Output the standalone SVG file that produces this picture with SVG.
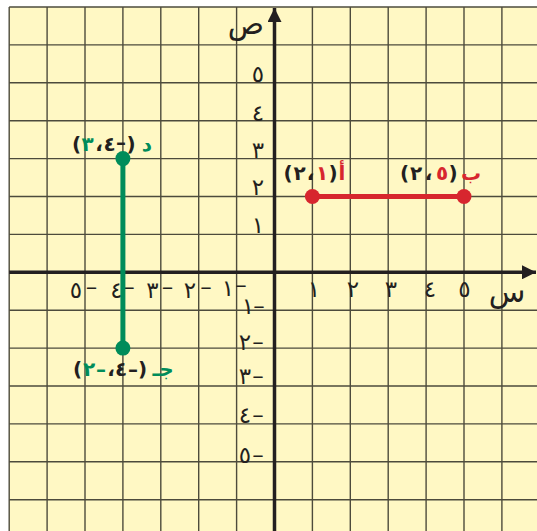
<svg xmlns="http://www.w3.org/2000/svg" width="537" height="531" viewBox="0 0 537 531">
<style>
.grid line{stroke:#4d4b3c;stroke-width:1.4}
.ax{stroke:#231f20;stroke-width:3.5}
text{font-family:"DejaVu Sans",sans-serif;fill:#231f20}
.n{font-size:23px;text-anchor:middle}
.p{font-size:20px;font-weight:bold;text-anchor:middle}
.r{fill:#d7262e}
.g{fill:#008c5a}
</style>
<defs>
<marker id="arr" viewBox="0 0 10 10" refX="10" refY="5" markerWidth="4.3" markerHeight="4" orient="auto" markerUnits="strokeWidth">
<path d="M0,0 L10,5 L0,10 Z" fill="#231f20"/>
</marker>
</defs>
<rect x="0" y="0" width="537" height="531" fill="#ffffff"/>
<rect x="9.2" y="7" width="528" height="524" fill="#fff8c4"/>
<g id="grid" class="grid">
<line x1="9.2" y1="7" x2="9.2" y2="531"/>
<line x1="47.1" y1="7" x2="47.1" y2="531"/>
<line x1="85" y1="7" x2="85" y2="531"/>
<line x1="122.9" y1="7" x2="122.9" y2="531"/>
<line x1="160.8" y1="7" x2="160.8" y2="531"/>
<line x1="198.7" y1="7" x2="198.7" y2="531"/>
<line x1="236.6" y1="7" x2="236.6" y2="531"/>
<line x1="312.4" y1="7" x2="312.4" y2="531"/>
<line x1="350.3" y1="7" x2="350.3" y2="531"/>
<line x1="388.2" y1="7" x2="388.2" y2="531"/>
<line x1="426.1" y1="7" x2="426.1" y2="531"/>
<line x1="464" y1="7" x2="464" y2="531"/>
<line x1="501.9" y1="7" x2="501.9" y2="531"/>
<line x1="9.2" y1="7" x2="537" y2="7"/>
<line x1="9.2" y1="44.9" x2="537" y2="44.9"/>
<line x1="9.2" y1="82.8" x2="537" y2="82.8"/>
<line x1="9.2" y1="120.7" x2="537" y2="120.7"/>
<line x1="9.2" y1="158.6" x2="537" y2="158.6"/>
<line x1="9.2" y1="196.5" x2="537" y2="196.5"/>
<line x1="9.2" y1="234.4" x2="537" y2="234.4"/>
<line x1="9.2" y1="310.2" x2="537" y2="310.2"/>
<line x1="9.2" y1="348.1" x2="537" y2="348.1"/>
<line x1="9.2" y1="386" x2="537" y2="386"/>
<line x1="9.2" y1="423.9" x2="537" y2="423.9"/>
<line x1="9.2" y1="461.8" x2="537" y2="461.8"/>
<line x1="9.2" y1="499.7" x2="537" y2="499.7"/>
</g>
<g id="axes">
<line class="ax" x1="9.2" y1="272.3" x2="536" y2="272.3" marker-end="url(#arr)"/>
<line class="ax" x1="274.5" y1="531" x2="274.5" y2="8" marker-end="url(#arr)"/>
<text x="246" y="34" style="font-size:30px;text-anchor:middle">ص</text>
<text x="507" y="302" style="font-size:30px;text-anchor:middle">س</text>
</g>
<g id="x-labels">
<text class="n" x="314" y="297">١</text>
<text class="n" x="353" y="297">٢</text>
<text class="n" x="391" y="297">٣</text>
<text class="n" x="430" y="297">٤</text>
<text class="n" x="464.5" y="297">٥</text>
<text class="n" y="298"><tspan x="76">٥</tspan><tspan x="91.5" dy="-3">–</tspan></text>
<text class="n" y="298"><tspan x="116.5">٤</tspan><tspan x="129" dy="-3">–</tspan></text>
<text class="n" y="298"><tspan x="152.5">٣</tspan><tspan x="167.5" dy="-3">–</tspan></text>
<text class="n" y="298"><tspan x="190">٢</tspan><tspan x="206" dy="-3">–</tspan></text>
<text class="n" y="296"><tspan x="228">١</tspan><tspan x="241" dy="-3">–</tspan></text>
</g>
<g id="y-labels">
<text class="n" x="258" y="82">٥</text>
<text class="n" x="258" y="121">٤</text>
<text class="n" x="258" y="158">٣</text>
<text class="n" x="258" y="195">٢</text>
<text class="n" x="258" y="233">١</text>
<text class="n" y="314"><tspan x="248">١</tspan><tspan x="259">–</tspan></text>
<text class="n" y="350"><tspan x="245">٢</tspan><tspan x="258">–</tspan></text>
<text class="n" y="384"><tspan x="245">٣</tspan><tspan x="258">–</tspan></text>
<text class="n" y="423"><tspan x="245">٤</tspan><tspan x="258">–</tspan></text>
<text class="n" y="463"><tspan x="245">٥</tspan><tspan x="258">–</tspan></text>
</g>
<g id="segments">
<line x1="312.4" y1="196.5" x2="464" y2="196.5" stroke="#d7262e" stroke-width="5"/>
<line x1="122.9" y1="158.6" x2="122.9" y2="348.1" stroke="#008c5a" stroke-width="5"/>
</g>
<g id="point-A">
<circle cx="312.4" cy="196.5" r="7.5" fill="#d7262e"/>
<text class="p" y="180"><tspan x="288">(</tspan><tspan x="299.5">٢</tspan><tspan x="310.5">،</tspan><tspan x="322" class="r">١</tspan><tspan x="333">)</tspan><tspan x="342" class="r">أ</tspan></text>
</g>
<g id="point-B">
<circle cx="464" cy="196.5" r="7.5" fill="#d7262e"/>
<text class="p" y="180"><tspan x="404.5">(</tspan><tspan x="416">٢</tspan><tspan x="428.5">،</tspan><tspan x="442" class="r">٥</tspan><tspan x="453">)</tspan><tspan x="471" class="r">ب</tspan></text>
</g>
<g id="point-D">
<circle cx="122.9" cy="158.6" r="7.5" fill="#008c5a"/>
<text class="p" y="151"><tspan x="76.5">(</tspan><tspan x="87.5" class="g">٣</tspan><tspan x="99">،</tspan><tspan x="109.5">٤</tspan><tspan x="121" dy="-2">–</tspan><tspan x="131" dy="2">)</tspan><tspan x="147" class="g">د</tspan></text>
</g>
<g id="point-C">
<circle cx="122.9" cy="348.1" r="7.5" fill="#008c5a"/>
<text class="p" y="376"><tspan x="77.5">(</tspan><tspan x="89" class="g">٢</tspan><tspan x="101" class="g">–</tspan><tspan x="111">،</tspan><tspan x="121">٤</tspan><tspan x="133">–</tspan><tspan x="142.5">)</tspan><tspan x="163" class="g">جـ</tspan></text>
</g>
</svg>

··········

• **WRITTEN TASK**
Restate the full listing verbatim and drop every picture.

• **EXERCISE SOLUTION**
Output the standalone SVG file that produces this picture with SVG.
<svg xmlns="http://www.w3.org/2000/svg" width="537" height="531" viewBox="0 0 537 531">
<style>
.grid line{stroke:#4d4b3c;stroke-width:1.4}
.ax{stroke:#231f20;stroke-width:3.5}
text{font-family:"DejaVu Sans",sans-serif;fill:#231f20}
.n{font-size:23px;text-anchor:middle}
.p{font-size:20px;font-weight:bold;text-anchor:middle}
.r{fill:#d7262e}
.g{fill:#008c5a}
</style>
<defs>
<marker id="arr" viewBox="0 0 10 10" refX="10" refY="5" markerWidth="4.3" markerHeight="4" orient="auto" markerUnits="strokeWidth">
<path d="M0,0 L10,5 L0,10 Z" fill="#231f20"/>
</marker>
</defs>
<rect x="0" y="0" width="537" height="531" fill="#ffffff"/>
<rect x="9.2" y="7" width="528" height="524" fill="#fff8c4"/>
<g id="grid" class="grid">
<line x1="9.2" y1="7" x2="9.2" y2="531"/>
<line x1="47.1" y1="7" x2="47.1" y2="531"/>
<line x1="85" y1="7" x2="85" y2="531"/>
<line x1="122.9" y1="7" x2="122.9" y2="531"/>
<line x1="160.8" y1="7" x2="160.8" y2="531"/>
<line x1="198.7" y1="7" x2="198.7" y2="531"/>
<line x1="236.6" y1="7" x2="236.6" y2="531"/>
<line x1="312.4" y1="7" x2="312.4" y2="531"/>
<line x1="350.3" y1="7" x2="350.3" y2="531"/>
<line x1="388.2" y1="7" x2="388.2" y2="531"/>
<line x1="426.1" y1="7" x2="426.1" y2="531"/>
<line x1="464" y1="7" x2="464" y2="531"/>
<line x1="501.9" y1="7" x2="501.9" y2="531"/>
<line x1="9.2" y1="7" x2="537" y2="7"/>
<line x1="9.2" y1="44.9" x2="537" y2="44.9"/>
<line x1="9.2" y1="82.8" x2="537" y2="82.8"/>
<line x1="9.2" y1="120.7" x2="537" y2="120.7"/>
<line x1="9.2" y1="158.6" x2="537" y2="158.6"/>
<line x1="9.2" y1="196.5" x2="537" y2="196.5"/>
<line x1="9.2" y1="234.4" x2="537" y2="234.4"/>
<line x1="9.2" y1="310.2" x2="537" y2="310.2"/>
<line x1="9.2" y1="348.1" x2="537" y2="348.1"/>
<line x1="9.2" y1="386" x2="537" y2="386"/>
<line x1="9.2" y1="423.9" x2="537" y2="423.9"/>
<line x1="9.2" y1="461.8" x2="537" y2="461.8"/>
<line x1="9.2" y1="499.7" x2="537" y2="499.7"/>
</g>
<g id="axes">
<line class="ax" x1="9.2" y1="272.3" x2="536" y2="272.3" marker-end="url(#arr)"/>
<line class="ax" x1="274.5" y1="531" x2="274.5" y2="8" marker-end="url(#arr)"/>
<text x="246" y="34" style="font-size:30px;text-anchor:middle">ص</text>
<text x="507" y="302" style="font-size:30px;text-anchor:middle">س</text>
</g>
<g id="x-labels">
<text class="n" x="314" y="297">١</text>
<text class="n" x="353" y="297">٢</text>
<text class="n" x="391" y="297">٣</text>
<text class="n" x="430" y="297">٤</text>
<text class="n" x="464.5" y="297">٥</text>
<text class="n" y="298"><tspan x="76">٥</tspan><tspan x="91.5" dy="-3">–</tspan></text>
<text class="n" y="298"><tspan x="116.5">٤</tspan><tspan x="129" dy="-3">–</tspan></text>
<text class="n" y="298"><tspan x="152.5">٣</tspan><tspan x="167.5" dy="-3">–</tspan></text>
<text class="n" y="298"><tspan x="190">٢</tspan><tspan x="206" dy="-3">–</tspan></text>
<text class="n" y="296"><tspan x="228">١</tspan><tspan x="241" dy="-3">–</tspan></text>
</g>
<g id="y-labels">
<text class="n" x="258" y="82">٥</text>
<text class="n" x="258" y="121">٤</text>
<text class="n" x="258" y="158">٣</text>
<text class="n" x="258" y="195">٢</text>
<text class="n" x="258" y="233">١</text>
<text class="n" y="314"><tspan x="248">١</tspan><tspan x="259">–</tspan></text>
<text class="n" y="350"><tspan x="245">٢</tspan><tspan x="258">–</tspan></text>
<text class="n" y="384"><tspan x="245">٣</tspan><tspan x="258">–</tspan></text>
<text class="n" y="423"><tspan x="245">٤</tspan><tspan x="258">–</tspan></text>
<text class="n" y="463"><tspan x="245">٥</tspan><tspan x="258">–</tspan></text>
</g>
<g id="segments">
<line x1="312.4" y1="196.5" x2="464" y2="196.5" stroke="#d7262e" stroke-width="5"/>
<line x1="122.9" y1="158.6" x2="122.9" y2="348.1" stroke="#008c5a" stroke-width="5"/>
</g>
<g id="point-A">
<circle cx="312.4" cy="196.5" r="7.5" fill="#d7262e"/>
<text class="p" y="180"><tspan x="288">(</tspan><tspan x="299.5">٢</tspan><tspan x="310.5">،</tspan><tspan x="322" class="r">١</tspan><tspan x="333">)</tspan><tspan x="342" class="r">أ</tspan></text>
</g>
<g id="point-B">
<circle cx="464" cy="196.5" r="7.5" fill="#d7262e"/>
<text class="p" y="180"><tspan x="404.5">(</tspan><tspan x="416">٢</tspan><tspan x="428.5">،</tspan><tspan x="442" class="r">٥</tspan><tspan x="453">)</tspan><tspan x="471" class="r">ب</tspan></text>
</g>
<g id="point-D">
<circle cx="122.9" cy="158.6" r="7.5" fill="#008c5a"/>
<text class="p" y="151"><tspan x="76.5">(</tspan><tspan x="87.5" class="g">٣</tspan><tspan x="99">،</tspan><tspan x="109.5">٤</tspan><tspan x="121" dy="-2">–</tspan><tspan x="131" dy="2">)</tspan><tspan x="147" class="g">د</tspan></text>
</g>
<g id="point-C">
<circle cx="122.9" cy="348.1" r="7.5" fill="#008c5a"/>
<text class="p" y="376"><tspan x="77.5">(</tspan><tspan x="89" class="g">٢</tspan><tspan x="101" class="g">–</tspan><tspan x="111">،</tspan><tspan x="121">٤</tspan><tspan x="133">–</tspan><tspan x="142.5">)</tspan><tspan x="163" class="g">جـ</tspan></text>
</g>
</svg>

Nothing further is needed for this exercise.